§ Work to complete:
Extract each line of the data and write it out again exactly.

START Provided material

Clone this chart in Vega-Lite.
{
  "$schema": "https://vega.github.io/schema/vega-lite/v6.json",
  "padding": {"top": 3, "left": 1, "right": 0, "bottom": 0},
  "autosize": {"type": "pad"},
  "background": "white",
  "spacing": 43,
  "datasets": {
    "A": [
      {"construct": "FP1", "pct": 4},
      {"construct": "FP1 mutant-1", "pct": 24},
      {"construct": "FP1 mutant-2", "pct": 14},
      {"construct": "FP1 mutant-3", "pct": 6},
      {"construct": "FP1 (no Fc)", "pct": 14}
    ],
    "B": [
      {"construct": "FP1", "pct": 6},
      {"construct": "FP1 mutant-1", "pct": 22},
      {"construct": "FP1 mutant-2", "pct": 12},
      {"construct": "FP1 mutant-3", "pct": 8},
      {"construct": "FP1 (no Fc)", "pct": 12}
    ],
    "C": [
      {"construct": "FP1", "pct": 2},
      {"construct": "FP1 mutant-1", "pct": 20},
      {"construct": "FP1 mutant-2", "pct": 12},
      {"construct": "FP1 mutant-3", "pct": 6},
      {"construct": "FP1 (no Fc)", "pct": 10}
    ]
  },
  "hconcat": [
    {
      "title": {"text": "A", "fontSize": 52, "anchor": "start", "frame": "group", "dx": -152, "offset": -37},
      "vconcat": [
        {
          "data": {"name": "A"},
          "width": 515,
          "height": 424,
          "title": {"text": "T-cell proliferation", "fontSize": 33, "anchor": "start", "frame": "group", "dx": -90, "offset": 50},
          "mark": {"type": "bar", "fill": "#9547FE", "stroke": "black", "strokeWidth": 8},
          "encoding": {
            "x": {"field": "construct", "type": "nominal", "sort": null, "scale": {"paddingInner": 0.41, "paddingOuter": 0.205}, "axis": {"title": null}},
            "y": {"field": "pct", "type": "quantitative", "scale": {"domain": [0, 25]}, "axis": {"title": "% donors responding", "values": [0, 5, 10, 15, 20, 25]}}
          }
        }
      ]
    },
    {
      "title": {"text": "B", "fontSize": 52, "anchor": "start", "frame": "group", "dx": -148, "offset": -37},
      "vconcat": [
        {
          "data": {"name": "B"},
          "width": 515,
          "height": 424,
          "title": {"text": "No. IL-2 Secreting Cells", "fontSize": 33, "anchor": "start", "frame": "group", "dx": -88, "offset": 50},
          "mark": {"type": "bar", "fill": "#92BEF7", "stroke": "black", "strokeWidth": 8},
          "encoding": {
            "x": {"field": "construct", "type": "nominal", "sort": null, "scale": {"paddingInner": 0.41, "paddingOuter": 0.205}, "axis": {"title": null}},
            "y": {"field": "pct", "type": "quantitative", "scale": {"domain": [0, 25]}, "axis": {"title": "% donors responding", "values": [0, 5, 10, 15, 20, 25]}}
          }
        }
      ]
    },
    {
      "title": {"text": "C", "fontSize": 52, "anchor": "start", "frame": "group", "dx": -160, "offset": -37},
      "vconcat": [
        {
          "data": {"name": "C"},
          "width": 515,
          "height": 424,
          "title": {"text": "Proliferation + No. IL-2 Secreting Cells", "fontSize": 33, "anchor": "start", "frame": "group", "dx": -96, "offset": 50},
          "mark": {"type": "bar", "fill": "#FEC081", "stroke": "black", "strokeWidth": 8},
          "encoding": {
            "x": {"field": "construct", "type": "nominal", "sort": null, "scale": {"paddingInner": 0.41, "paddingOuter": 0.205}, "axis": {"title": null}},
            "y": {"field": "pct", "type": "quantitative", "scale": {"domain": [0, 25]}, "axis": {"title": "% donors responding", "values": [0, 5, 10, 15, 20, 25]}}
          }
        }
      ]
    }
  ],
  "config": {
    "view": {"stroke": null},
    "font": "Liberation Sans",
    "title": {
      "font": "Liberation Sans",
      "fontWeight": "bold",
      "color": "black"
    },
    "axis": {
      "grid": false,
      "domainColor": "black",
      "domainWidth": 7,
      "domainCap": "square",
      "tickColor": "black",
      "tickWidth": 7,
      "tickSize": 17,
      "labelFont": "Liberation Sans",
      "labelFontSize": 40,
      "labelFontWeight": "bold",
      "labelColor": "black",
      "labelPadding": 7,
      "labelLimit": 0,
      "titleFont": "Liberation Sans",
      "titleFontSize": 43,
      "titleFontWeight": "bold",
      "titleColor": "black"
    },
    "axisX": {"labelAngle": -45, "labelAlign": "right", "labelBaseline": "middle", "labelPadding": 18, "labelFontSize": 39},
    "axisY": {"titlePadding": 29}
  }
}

END Provided material

§ Complete response:
Clone this chart in Vega-Lite.
{
  "$schema": "https://vega.github.io/schema/vega-lite/v6.json",
  "padding": {"top": 3, "left": 1, "right": 0, "bottom": 0},
  "autosize": {"type": "pad"},
  "background": "white",
  "spacing": 43,
  "datasets": {
    "A": [
      {"construct": "FP1", "pct": 4},
      {"construct": "FP1 mutant-1", "pct": 24},
      {"construct": "FP1 mutant-2", "pct": 14},
      {"construct": "FP1 mutant-3", "pct": 6},
      {"construct": "FP1 (no Fc)", "pct": 14}
    ],
    "B": [
      {"construct": "FP1", "pct": 6},
      {"construct": "FP1 mutant-1", "pct": 22},
      {"construct": "FP1 mutant-2", "pct": 12},
      {"construct": "FP1 mutant-3", "pct": 8},
      {"construct": "FP1 (no Fc)", "pct": 12}
    ],
    "C": [
      {"construct": "FP1", "pct": 2},
      {"construct": "FP1 mutant-1", "pct": 20},
      {"construct": "FP1 mutant-2", "pct": 12},
      {"construct": "FP1 mutant-3", "pct": 6},
      {"construct": "FP1 (no Fc)", "pct": 10}
    ]
  },
  "hconcat": [
    {
      "title": {"text": "A", "fontSize": 52, "anchor": "start", "frame": "group", "dx": -152, "offset": -37},
      "vconcat": [
        {
          "data": {"name": "A"},
          "width": 515,
          "height": 424,
          "title": {"text": "T-cell proliferation", "fontSize": 33, "anchor": "start", "frame": "group", "dx": -90, "offset": 50},
          "mark": {"type": "bar", "fill": "#9547FE", "stroke": "black", "strokeWidth": 8},
          "encoding": {
            "x": {"field": "construct", "type": "nominal", "sort": null, "scale": {"paddingInner": 0.41, "paddingOuter": 0.205}, "axis": {"title": null}},
            "y": {"field": "pct", "type": "quantitative", "scale": {"domain": [0, 25]}, "axis": {"title": "% donors responding", "values": [0, 5, 10, 15, 20, 25]}}
          }
        }
      ]
    },
    {
      "title": {"text": "B", "fontSize": 52, "anchor": "start", "frame": "group", "dx": -148, "offset": -37},
      "vconcat": [
        {
          "data": {"name": "B"},
          "width": 515,
          "height": 424,
          "title": {"text": "No. IL-2 Secreting Cells", "fontSize": 33, "anchor": "start", "frame": "group", "dx": -88, "offset": 50},
          "mark": {"type": "bar", "fill": "#92BEF7", "stroke": "black", "strokeWidth": 8},
          "encoding": {
            "x": {"field": "construct", "type": "nominal", "sort": null, "scale": {"paddingInner": 0.41, "paddingOuter": 0.205}, "axis": {"title": null}},
            "y": {"field": "pct", "type": "quantitative", "scale": {"domain": [0, 25]}, "axis": {"title": "% donors responding", "values": [0, 5, 10, 15, 20, 25]}}
          }
        }
      ]
    },
    {
      "title": {"text": "C", "fontSize": 52, "anchor": "start", "frame": "group", "dx": -160, "offset": -37},
      "vconcat": [
        {
          "data": {"name": "C"},
          "width": 515,
          "height": 424,
          "title": {"text": "Proliferation + No. IL-2 Secreting Cells", "fontSize": 33, "anchor": "start", "frame": "group", "dx": -96, "offset": 50},
          "mark": {"type": "bar", "fill": "#FEC081", "stroke": "black", "strokeWidth": 8},
          "encoding": {
            "x": {"field": "construct", "type": "nominal", "sort": null, "scale": {"paddingInner": 0.41, "paddingOuter": 0.205}, "axis": {"title": null}},
            "y": {"field": "pct", "type": "quantitative", "scale": {"domain": [0, 25]}, "axis": {"title": "% donors responding", "values": [0, 5, 10, 15, 20, 25]}}
          }
        }
      ]
    }
  ],
  "config": {
    "view": {"stroke": null},
    "font": "Liberation Sans",
    "title": {
      "font": "Liberation Sans",
      "fontWeight": "bold",
      "color": "black"
    },
    "axis": {
      "grid": false,
      "domainColor": "black",
      "domainWidth": 7,
      "domainCap": "square",
      "tickColor": "black",
      "tickWidth": 7,
      "tickSize": 17,
      "labelFont": "Liberation Sans",
      "labelFontSize": 40,
      "labelFontWeight": "bold",
      "labelColor": "black",
      "labelPadding": 7,
      "labelLimit": 0,
      "titleFont": "Liberation Sans",
      "titleFontSize": 43,
      "titleFontWeight": "bold",
      "titleColor": "black"
    },
    "axisX": {"labelAngle": -45, "labelAlign": "right", "labelBaseline": "middle", "labelPadding": 18, "labelFontSize": 39},
    "axisY": {"titlePadding": 29}
  }
}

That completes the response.